Why do Fourier coefficients decay slower for unsmooth functions? Question : Why do Fourier coefficients decay slower for functions that aren't smooth (for example, non differentiable?)

A Fourier coefficient is defined as an integral over the function (times a complex number $e^{\text{something}}$).


An integral is the area under the curve.

Whether the curve is differentiable or not, the area under the curve is similar. So why does non-differentiability cause a problem?
For example, see the two curves below. The Fourier coefficients for the first curve will decay slower, but why, the integral over them both is obviously going to be very similar, and Fourier coefficients are just such integrals?

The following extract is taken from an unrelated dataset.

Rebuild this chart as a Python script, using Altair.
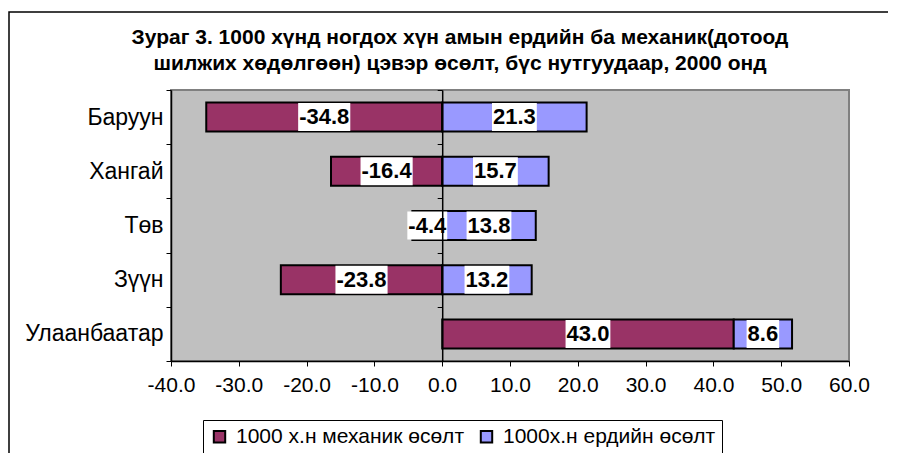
import altair as alt
import pandas as pd

# ---- data ----
regions = ["Баруун", "Хангай", "Төв", "Зүүн", "Улаанбаатар"]
mechanical = [-34.8, -16.4, -4.4, -23.8, 43.0]
natural = [21.3, 15.7, 13.8, 13.2, 8.6]
series_names = ["1000 х.н механик өсөлт", "1000х.н ердийн өсөлт"]
series_colors = ["#993366", "#9999FF"]
x_ticks = [-40, -30, -20, -10, 0, 10, 20, 30, 40, 50, 60]
title_lines = [
    "Зураг 3. 1000 хүнд ногдох хүн амын ердийн ба механик(дотоод",
    "шилжих хөдөлгөөн) цэвэр өсөлт, бүс нутгуудаар, 2000 онд",
]

rows = []
for r, m, n in zip(regions, mechanical, natural):
    rows.append({"region": r, "series": series_names[0], "order": 0, "value": m})
    rows.append({"region": r, "series": series_names[1], "order": 1, "value": n})
df = pd.DataFrame(rows)

W, H = 678, 271
FONT = "Liberation Sans"
LBL = 22  # data label font size
px_per_unit = W / (x_ticks[-1] - x_ticks[0])
zero_offset = -(0 - x_ticks[0]) * px_per_unit

xscale = alt.Scale(domain=[x_ticks[0], x_ticks[-1]], nice=False, zero=False)
yscale = alt.Scale(domain=regions, paddingInner=0, paddingOuter=0)

x_axis = alt.Axis(values=x_ticks, format=".1f", title=None, grid=False,
                  labelFontSize=21, labelFont=FONT, labelColor="black",
                  labelExpr="replace(datum.label, '\u2212', '-')",
                  domainColor="black", domainWidth=1.5, tickColor="black",
                  tickSize=5, labelPadding=8, labelFlush=False)

base = alt.Chart(df).transform_stack(
    stack="value", groupby=["region"], as_=["v0", "v1"],
    sort=[alt.SortField("order", order="ascending")],
).transform_calculate(
    mid="(datum.v0 + datum.v1) / 2",
    label="replace(format(datum.value, '.1f'), '\u2212', '-')",
).transform_calculate(
    tw=f"{LBL}*(0.556*(length(datum.label)-1) + 0.278 - (datum.value < 0 ? 0.223 : 0)) + 2",
).transform_calculate(
    lo=f"datum.mid - datum.tw / (2*{px_per_unit})",
    hi=f"datum.mid + datum.tw / (2*{px_per_unit})",
)

frame = alt.Chart(df).mark_rect(fill="white", fillOpacity=0, stroke="black", strokeWidth=1.5).encode(
    x=alt.value(-162), x2=alt.value(W + 200), y=alt.value(-78), y2=alt.value(H + 250)
).transform_filter("datum.order == 0 && datum.region == 'Баруун'")

bars = base.mark_bar(size=29, stroke="black", strokeWidth=2).encode(
    y=alt.Y("region:N", sort=regions, scale=yscale,
            axis=alt.Axis(title=None, orient="left", labelFontSize=23, labelFont=FONT,
                          labelColor="black", domainColor="black", domainWidth=1.5,
                          tickColor="black", tickSize=5, tickBand="extent", labelPadding=3)),
    x=alt.X("v0:Q", scale=xscale, axis=x_axis),
    x2="v1:Q",
    color=alt.Color("series:N", scale=alt.Scale(domain=series_names, range=series_colors),
                    legend=alt.Legend(title=None, orient="none", legendX=32, legendY=330,
                                      direction="horizontal", fillColor="white",
                                      strokeColor="black", padding=6,
                                      labelFontSize=21, labelFont=FONT, labelColor="black",
                                      labelLimit=400,
                                      symbolType="square", symbolSize=130,
                                      symbolStrokeColor="black", symbolStrokeWidth=2,
                                      symbolOpacity=1, labelOffset=6, columnPadding=12)),
    order=alt.Order("order:Q"),
)

boxes = base.mark_bar(size=28, color="white").encode(
    y=alt.Y("region:N", sort=regions, scale=yscale, axis=None),
    x=alt.X("lo:Q", scale=xscale, axis=x_axis),
    x2="hi:Q",
)

texts = base.mark_text(font=FONT, fontSize=LBL, fontWeight="bold", color="black",
                       baseline="middle", align="center").encode(
    y=alt.Y("region:N", sort=regions, scale=yscale,
            axis=alt.Axis(title=None, orient="left", labels=False, offset=zero_offset,
                          domainColor="black", domainWidth=1.5, tickColor="black",
                          tickSize=5, tickBand="extent", zindex=1)),
    x=alt.X("mid:Q", scale=xscale, axis=x_axis),
    text="label:N",
)

chart = alt.layer(frame, bars, boxes, texts).resolve_axis(y="independent").properties(
    width=W, height=H,
    autosize=alt.AutoSizeParams(type="none"),
    padding={"left": 163, "top": 82, "right": 39, "bottom": 92},
    title=alt.TitleParams(text=title_lines, fontSize=21, font=FONT, fontWeight="bold",
                          anchor="middle", dx=-50, dy=79, offset=16, lineHeight=26, color="black"),
).configure_view(fill="#C0C0C0", stroke="#808080", strokeWidth=2)

chart.save("out.html", embed_options={"renderer": "svg", "actions": False})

 A: An integral is only "the area under a curve" when the function being integrated is nonnegative. In this case, the function being integrated is complex-valued and oscillatory (think of cosine or sine if you like), so the "area" intuition isn't going to be helpful. The decay of the Fourier coefficients will in fact be a measure of how serious is the cancellation in the integral due to the oscillation of the integrand.
Furthermore, the "decay" in question is talking about asymptotic behavior ("$n$" going to infinity), which is when the oscillations are happening on smaller and smaller scales. On a very small scale, the non-differentiable graph still looks non-differentiable; but the differentiable graph will eventually look like a straight line on small scales, leading to more cancellation when multiplied by an oscillating function.
A: I'll give a qualitative answer: It takes alot of short wavelength waves to create the "corners" and "spikes" in unsmooth functions.  For instance, let's say you have a corner in your function somewhere that bends over a distance of about 1 millimeter.  You can probably convince yourself pretty quickly that a bunch of waves of wavelength around one meter are never going to add together to give this 1 millimeter bend.  So you need larger magnitudes of these short wave lengths in unsmooth functions than you do in more well-behaved functions.  Therefore, the Fourier magnitudes must fall off more slowly than they do with more well-behaved functions.